IQiyi Tumbles 6% in Trading After Bernstein Slaps "Underperform"

As a pre-IPO prediction proved correct, and China’s Netflix initiated a fundraising just eight months after going public, its stock has been on a continuous slide since June.

Anna Vodopyanova
    Jan 14, 2019 11:41 AM  PT
IQiyi Tumbles 6% in Trading After Bernstein Slaps
author: Anna Vodopyanova   

Shares in iQiyi Inc. (Nasdaq: IQ) dropped 6 percent by noon Monday to $16.80 per American depositary share after an analyst at Sanford C. Bernstein & Co. initiated coverage of China's Netflix-style platform at "underperform."

The analyst set the target price of iQiyi, which is controlled by Chinese search engine giant Baidu Inc. (Nasdaq: BIDU), at $11 per share, a discount of 38 percent from Friday's close of $17.82.

IQiyi, which became publicly traded in New York in March and raised $2.3 billion by selling 125 million shares at $18 apiece, reached its peak of $46.23 per ADS on the stock market in June and has been on a slide since. 

Prior to the company's debut on Nasdaq, former Bernstein analyst Bhavtosh Vajpayee said in a note to clients, "iQiyi may need circa $16 billion of new capital, in equity or debt. The upcoming IPO is merely a curtain raiser to its likely continued appetite for funding. Brace for it!"

And Vajpayee's forecast proved right. In the months after its initial public offering, iQiyi announced a series of expansions. Among them were launching an online wallet, "Change Plus," acquiring a domestic game developer Skymoons, and creating a sports app.

In late November, the platform announced that it would sell $500 million in convertible notes as it sought to raise fresh capital without directly tapping the equity markets. It said it aimed to "expand and enhance its content offerings, to strengthen its technologies, and for working capital and other general corporate purposes." A few days later, it closed an increased offering of $750 million of convertible senior notes due December 2023.

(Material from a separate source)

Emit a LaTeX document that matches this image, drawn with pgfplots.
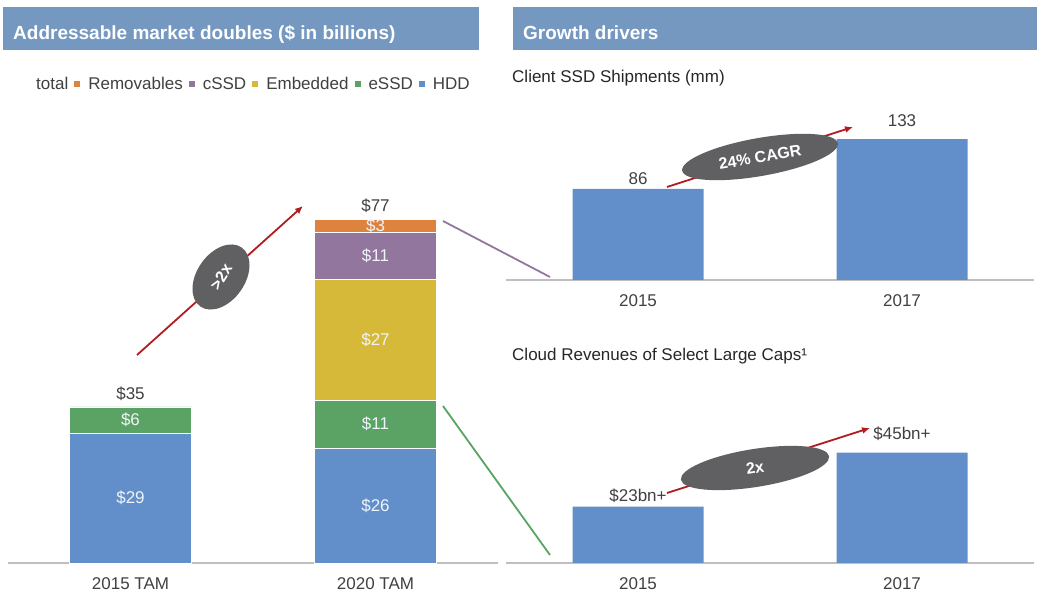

Although the company has seen rapid growth over the past year, it continues to confront a string of losses that appear to be spooking investors. In its most recent filing, iQiyi said its revenue jumped nearly 50 percent to $1 billion for the three months ended Sept. 30 compared with a year earlier. 

The company's operating loss, however, widened to $377 million, representing a loss margin of 37 percent compared with a margin of 23 percent in the year-ago period. Overall, its net loss attributable to the company was $457.3 million, or 63 cents per fully diluted American depositary share, nearly three times larger than the loss a year earlier. 

The head of iQiyi, Yu Gong, has previously said that the short-term stock volatility does not worry him. Instead, the company focuses on its business plan.

"Most of the time, the stock price is not related to how well your company performs, or at least its short-term performance," Gong told CapitalWatch in May. "For the long term, the fluctuation of the stock price won't affect our company's business plans or business model."

He added, "Our industry is still in the early stages of expanding, not yet mature. We still have a lot to do, a lot to achieve."